Minnesota native Kvasnicka knows hockey, but baseball is his game.
I knew two things about Mike Kvasnicka before I sat down to chat with him earlier this week in Lexington.
1. He looks a little like Shane Reynolds.
2. Jeff Bagwell butchered his name on MLB Network when announcing him as a draft pick in 2010.
(Poor Bags. It was his job to announce the Astros’ supplemental pick and he gets saddled with Mike Kvasnicka. The Commissioner fared no better when announcing the Astros’ second first-round pick, Mike Foltynewicz. I’m guessing by the time these two reach the big leagues, we’ll be a lot more forgiving when Milo and Millsie inevitably shorten their names to Folty and Kwasie.)
Anyhoo, Kvasnicka, whose name is pronounced kwaz-NICK-ah, is from the north. Way, way, way up north, in Minnesota. He, like most of his teammates, was a multi-sport athlete in high school. But, unlike his teammates, one of those sports was hockey. That comes as no surprise when taking into account the importance of hockey to most northern cities, especially the ones that are anywhere near the Canadian border.
Kvasnicka played football, baseball and hockey and was part of state championships in the latter two. There were glaring differences in the intensity of those games: few paid attention to the baseball tourneys, whereas the hockey games were played at the arena where the NHL Minnesota Wild plays, and drew tens of thousands of spectators.
“I could win five state baseball championships in a row, but it’s nothing compared to playing one game in a state hockey tournament,” he said. “There were 40,000 people watching 16, 17, 18-year-old kids. It was more fun than the baseball tournaments because no one was paying attention to those.”
Times have changed for the 6-foot-2, 200-pound 22-year-old. He was drafted to play baseball, and these days, people are most definitely paying attention. The Astros are in a massive transition, rebuilding for the future, and it’s likely they’ll be staying away from big-ticket free agents and relying heavily on the players they took in the last few drafts and the players they traded for at the deadline.
The team hopes Kvasnicka, a switch-hitter, will be part of that blueprint. Like the other farmhands we’ve written about, Kvasnicka changed positions when he joined the Astros’ organization. He was mainly an outfielder at the University of Minnesota with a little experience catching, too. The Astros drafted him as a third baseman, however, a position that was largely foreign to him.
In that respect, Kvasnicka is similar to teammates Delino DeShields Jr. and Telvin Nash in that they were profiled differently as professionals than what they were in high school and/or college.

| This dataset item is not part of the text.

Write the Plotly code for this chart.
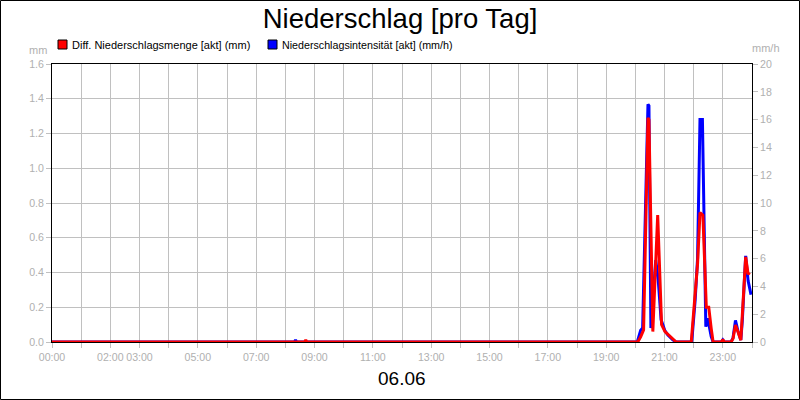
import pandas as pd
import plotly.graph_objects as go

DAY = "2024-06-06 "

# Niederschlagsintensität [mm/h] (rechte Achse)
int_times = ["00:00", "08:19", "08:21", "08:23",
             "20:04", "20:11", "20:15", "20:26", "20:28", "20:32", "20:42", "20:47",
             "20:53", "21:01", "21:07", "21:13", "21:17", "21:24",
             "21:56", "22:03", "22:08", "22:13", "22:18", "22:25", "22:29", "22:36", "22:40",
             "22:57", "23:00", "23:03",
             "23:17", "23:21", "23:26", "23:31", "23:37", "23:40", "23:47", "23:52", "23:58"]
int_vals = [0, 0, 0.15, 0,
            0, 0.85, 1.0, 17.1, 17.0, 1.0, 5.9, 4.5,
            1.6, 0.8, 0.5, 0.3, 0.15, 0,
            0, 3.0, 6.0, 16.0, 16.0, 1.1, 1.7, 0.4, 0,
            0, 0.15, 0,
            0, 0.3, 1.55, 0.8, 0.15, 1.5, 6.2, 4.4, 3.4]

# Diff. Niederschlagsmenge [mm] (linke Achse)
sum_times = ["00:00", "08:40", "08:42", "08:44",
             "20:05", "20:11", "20:17", "20:26", "20:28", "20:36", "20:46", "20:54",
             "21:01", "21:09", "21:17", "21:24",
             "21:55", "22:03", "22:08", "22:13", "22:19", "22:26", "22:31", "22:36", "22:40",
             "22:57", "23:00", "23:03",
             "23:17", "23:21", "23:26", "23:31", "23:37", "23:40", "23:47", "23:52", "23:55"]
sum_vals = [0, 0, 0.012, 0,
            0, 0.03, 0.07, 1.29, 1.28, 0.06, 0.73, 0.1,
            0.06, 0.04, 0.02, 0,
            0, 0.26, 0.45, 0.745, 0.73, 0.2, 0.2, 0.08, 0,
            0, 0.015, 0,
            0, 0.02, 0.098, 0.06, 0.01, 0.15, 0.49, 0.39, 0.4]

hours = list(range(25))
labelled = [0, 2, 3, 5, 7, 9, 11, 13, 15, 17, 19, 21, 23]

tickvals = [pd.Timestamp(DAY + "00:00") + pd.Timedelta(hours=h) for h in hours]
ticktext = ["%02d:00" % h if h in labelled else "" for h in hours]

GRID = "#c0c0c0"
TXT = "#b0b0b0"
FONT = "Liberation Sans"
TICK = 10.6

fig = go.Figure()
# empty trace keeps the base subplot (grid) alive
fig.add_trace(go.Scatter(x=[], y=[], yaxis="y", showlegend=False, hoverinfo="skip"))
# blue on y2 (right axis), red on y3 (left axis) so red is drawn on top
fig.add_trace(go.Scatter(
    x=pd.to_datetime([DAY + t for t in int_times]), y=int_vals, yaxis="y2",
    mode="lines", line=dict(color="#0000ff", width=3), showlegend=False))
fig.add_trace(go.Scatter(
    x=pd.to_datetime([DAY + t for t in sum_times]), y=sum_vals, yaxis="y3",
    mode="lines", line=dict(color="#ff0000", width=3), showlegend=False))

# plot area: x 52..752, y 64..342 px
def px_x(p):
    return (p - 52) / 700.0

def px_y(p):
    return (342 - p) / 278.0

shapes = [
    dict(type="rect", xref="paper", yref="paper",
         x0=px_x(0.5), x1=px_x(799.5), y0=px_y(399.5), y1=px_y(0.5),
         line=dict(color="black", width=1)),
    dict(type="rect", xref="paper", yref="paper",
         x0=px_x(58), x1=px_x(67), y0=px_y(49), y1=px_y(40),
         fillcolor="#ff0000", line=dict(color="black", width=1)),
    dict(type="rect", xref="paper", yref="paper",
         x0=px_x(268), x1=px_x(277), y0=px_y(49), y1=px_y(40),
         fillcolor="#0000ff", line=dict(color="black", width=1)),
]

annotations = [
    dict(text="Diff. Niederschlagsmenge [akt] (mm)", x=px_x(70), y=px_y(44.5),
         xanchor="left", yanchor="middle", font=dict(size=11, color="black")),
    dict(text="Niederschlagsintensität [akt] (mm/h)", x=px_x(280), y=px_y(44.5),
         xanchor="left", yanchor="middle", font=dict(size=10.7, color="black")),
    dict(text="mm", x=px_x(38), y=px_y(50), xanchor="center", yanchor="middle",
         font=dict(size=11, color=TXT)),
    dict(text="mm/h", x=px_x(766), y=px_y(48), xanchor="center", yanchor="middle",
         font=dict(size=11, color=TXT)),
    dict(text="06.06", x=0.5, y=px_y(378), xanchor="center", yanchor="middle",
         font=dict(size=19, color="black")),
]
for a in annotations:
    a.update(xref="paper", yref="paper", showarrow=False)

fig.update_layout(
    width=800, height=400,
    margin=dict(l=52, r=48, t=64, b=58),
    paper_bgcolor="white", plot_bgcolor="white",
    font=dict(family=FONT, size=11, color=TXT),
    title=dict(text="Niederschlag [pro Tag]", x=0.5, xanchor="center",
               y=1 - 18 / 400.0, yanchor="middle",
               font=dict(family=FONT, size=27.5, color="black")),
    showlegend=False,
    shapes=shapes,
    annotations=annotations,
    xaxis=dict(
        type="date",
        range=[DAY + "00:00", "2024-06-07 00:00"],
        tickmode="array", tickvals=tickvals, ticktext=ticktext, tickangle=0,
        showgrid=True, gridcolor=GRID, gridwidth=1,
        showline=True, linecolor="black", linewidth=1, mirror=True,
        ticks="outside", ticklen=5, tickcolor=GRID,
        tickfont=dict(size=TICK, color=TXT),
        zeroline=False,
    ),
    # base axis: only the mm grid
    yaxis=dict(
        range=[0, 1.6], tickmode="linear", tick0=0, dtick=0.2,
        showgrid=True, gridcolor=GRID, gridwidth=1,
        showticklabels=False, ticks="",
        showline=True, linecolor="black", linewidth=1,
        zeroline=False,
    ),
    yaxis2=dict(
        range=[0, 20], tickmode="linear", tick0=0, dtick=2,
        overlaying="y", side="right",
        showgrid=False,
        showline=True, linecolor="black", linewidth=1,
        ticks="outside", ticklen=5, tickcolor=GRID,
        tickfont=dict(size=TICK, color=TXT),
        zeroline=False,
    ),
    yaxis3=dict(
        range=[0, 1.6], tickmode="linear", tick0=0, dtick=0.2, tickformat=".1f",
        overlaying="y", side="left",
        showgrid=False,
        showline=True, linecolor="black", linewidth=1,
        ticks="outside", ticklen=5, tickcolor=GRID,
        tickfont=dict(size=TICK, color=TXT),
        zeroline=False,
    ),
)

fig.write_html("out.html", config={"displayModeBar": False},
               post_script="document.body.style.margin='0';")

“Very few players in the big leagues are at their amateur positions,” Asst. GM of scouting Bobby Heck said. “We just decided to transition earlier. Not all were pre-decided position changes, but as our talent base has grown, others have had to be flexible to get in the lineup.”
Third base is still a work in progress for Kvasnicka. He feels a lot more comfortable there this year than last, mainly because he’s been able to concentrate solely on what’s happening on the field, whereas last year, the added element of the stress level leading up to the draft created a bit of a distraction.
Nowadays, he’s focused on hitting and getting better at third base, a position that required him to improve his reaction time and get used to being so close to the action. These issues aren’t as relevant in the outfield.
“The majority of hitters are right-handed hitters and the majority of young hitters are dead pull hitters,” he said. “We’ve done a lot of extra work and early work. You’re basically starting from scratch. Reaction drills, slow rollers, swinging bunts. General working on backhand. I never had to use the backhand as an outfielder. That’s the best way to do it — just pound ground balls at you until you’re good at it.”